BY ALEX KARTMAN | Director | Ball State Sports Link
Ball State Sports Link welcomed members of the Tupelo Raycom staff to lead a live sports production discussion on campus Sept. 11.
John Servizzi (Executive Vice President, Engineering and Operations), Adam Coppinger (Vice Presidnt, Remote Productions), Andrea Crawford (Director, Remote Production) and Kyle Binder (Producer, SL Class of 2012) delivered insight to 43 students.
Tupelo Raycom, a Raycom Media company, is the product of the 2017 merger of Tupelo-Honey and WebStream Sports.
Founded in 2006, WebStream Sports grew from three-camera streaming coverage for the NCAA and Horizon League to national television productions on ESPN and CBS Sports Network.
Under the direction of John Servizzi and Greg Weitekamp, WebStream grew from five full-time staff to 35 and expanded to include offices in Indianapolis and Charlotte.
WebStream’s innovative production model includes the use of next generation production workflows and full-time staff in key positions, enabling consistently high quality output that meets client budgets and exceeds expectations.
Tupelo Raycom annually produces 1,000+ live events for various outlets including ESPN, CBS Sports, FOX Sports, NCAA and many more.
Despite the sheer number of events, Tupelo Raycom and its staff focuses on creating quality productions.

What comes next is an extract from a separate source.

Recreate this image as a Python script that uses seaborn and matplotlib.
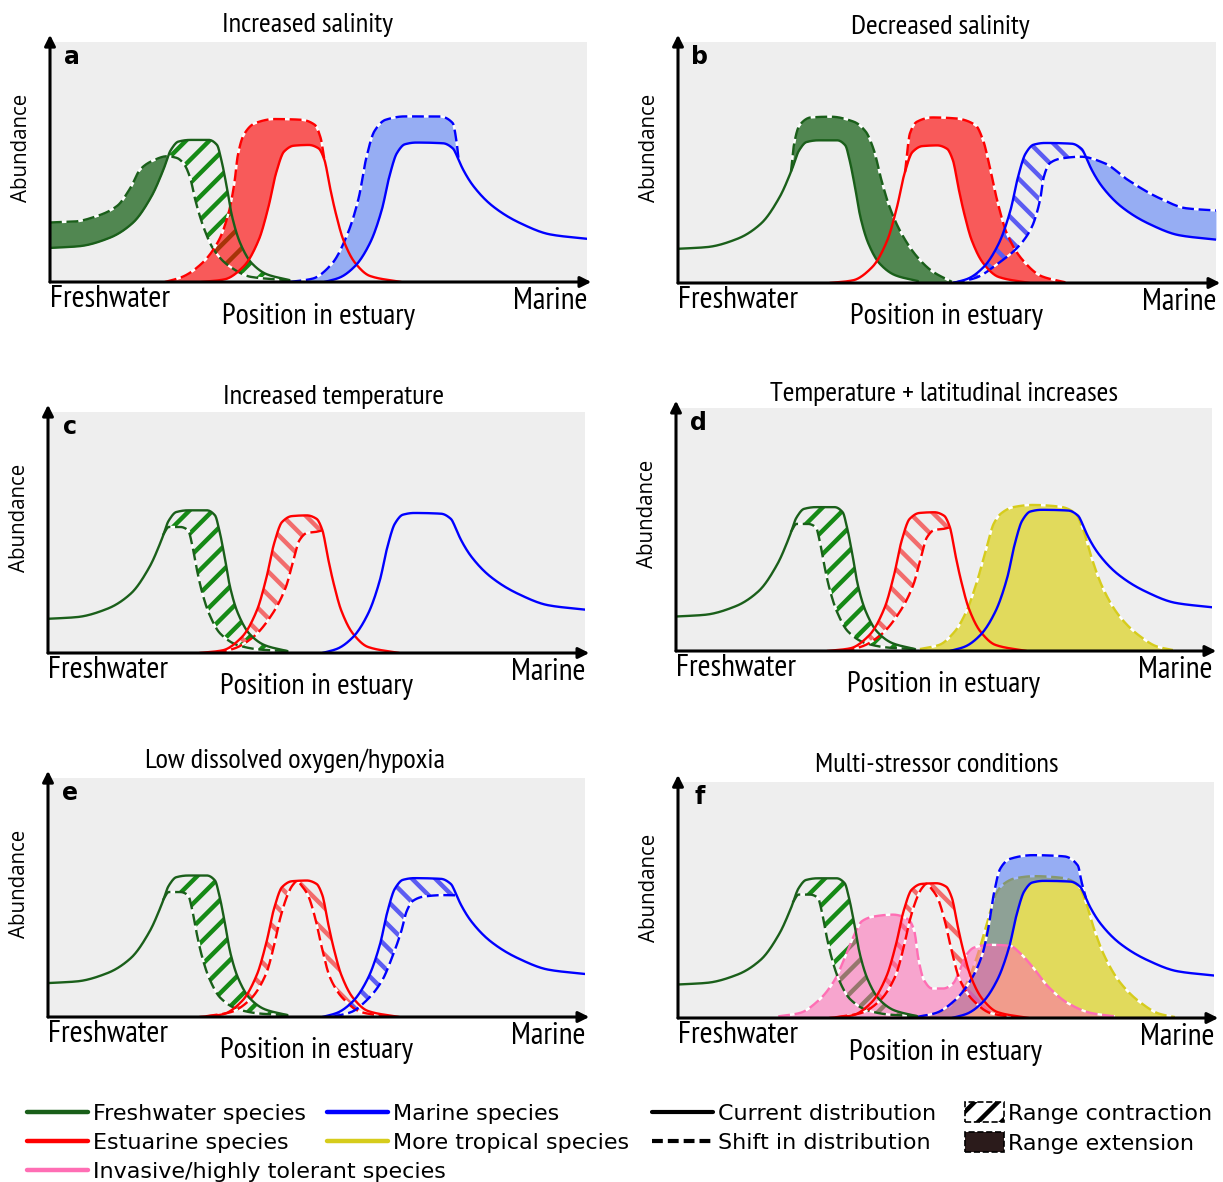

Their events range from webcasts with thousands of viewers, to primetime football games with millions of viewers.
“Numbers should never dictate quality or define quality,” Servizzi said. “The sport you are producing live is always the most important sport of the day to some audience. Always keep your quality up.”
“If you are self critical, it doesn’t matter how many people are watching,” Coppinger added. “Most producers find five things that went right in a broadcast and 35 that went wrong.”
“There’s a difference in covering an event and producing an event,” Servizzi explained. “Producing requires diving into developments and creating elements that tell the story of the game, not just putting up camera angles that show the game.”
The story doesn’t just end with the producer though.
“Humanize not analyze,” Coppinger said, referencing Tupelo Raycom’s philosophy and an emphasis from ESPN on all its productions this year.
“Produce your position. Let everyone know what you know and what you don’t. Be an expert in your position.”
Crawford shared how she does this from a graphics position.
“Know how you want to tell your story,” Crawford said. “Know the graphics shells and how graphics can be utilized within the game you are producing. Do you have time for full-screen graphics? What are the key statistics? Also know how the producer wants execute graphics in the story.”
Even from a replay side, each decision you make affects the overall story, according to Binder.
“It’s important to study the sport you are covering and know the best angles for replays,” Binder said. “A replay operator can enhance — and should — the emotion of a game. Be creative and different in creating packages and replays to tell the story. Emphasize causation, don’t always focus on the end result.”
Teamwork in a live production truck will make every broadcast better. This is evident on the best, high-level productions, including those from Tupelo Raycom.
“The best shows happen when ideas flow from everyone in the truck,” Coppinger said. “Every crew member should produce their position. If that happens, it easy to see when watching.”
However, not every idea can make it into a show. It’s the producer’s job to decipher what gets used in a broadcast.
A producer should, according to Coppinger, be discerning in what they disseminate. Communication with a crew must be consistent, clear and concise.
This communication isn’t just during a broadcast. As a producer, Coppinger makes an effort to meet with every position.
“I spend one-on-one time and conversations with every position, “Coppinger said. “This allows both to make sure they know what I expect from them and what they need from me.”
Servizzi elaborated communication doesn’t just have to be about your current role, reach out to learn from those around you.
“You will be amazed by how many people will talk to you for 15 minutes on a show,” Servizzi said. “Ask questions. You never know when these conversations will help you in the future. Most of the time, it’s not about talent, it’s about connections.”
To break into the industry and be successful, there is not just one path, but Coppinger did reveal what aspects can help.
“You have to be passionate, hard-working and, more importantly, intelligent. Never be satisfied. You’re only as good as your next show.”
Sports Link students will put the advice into action leading up to their first weekend of live ESPN3 productions Sept. 29 and Oct. 1 as Ball State women’s soccer hosts Ohio and Kent State, respectively, in NCAA Soccer action.
The broadcasts, produced by senior Nick Panozzo, mark the first of up to as many as 12 live ESPN3 productions this semester alone for the nation’s first digital sports production program.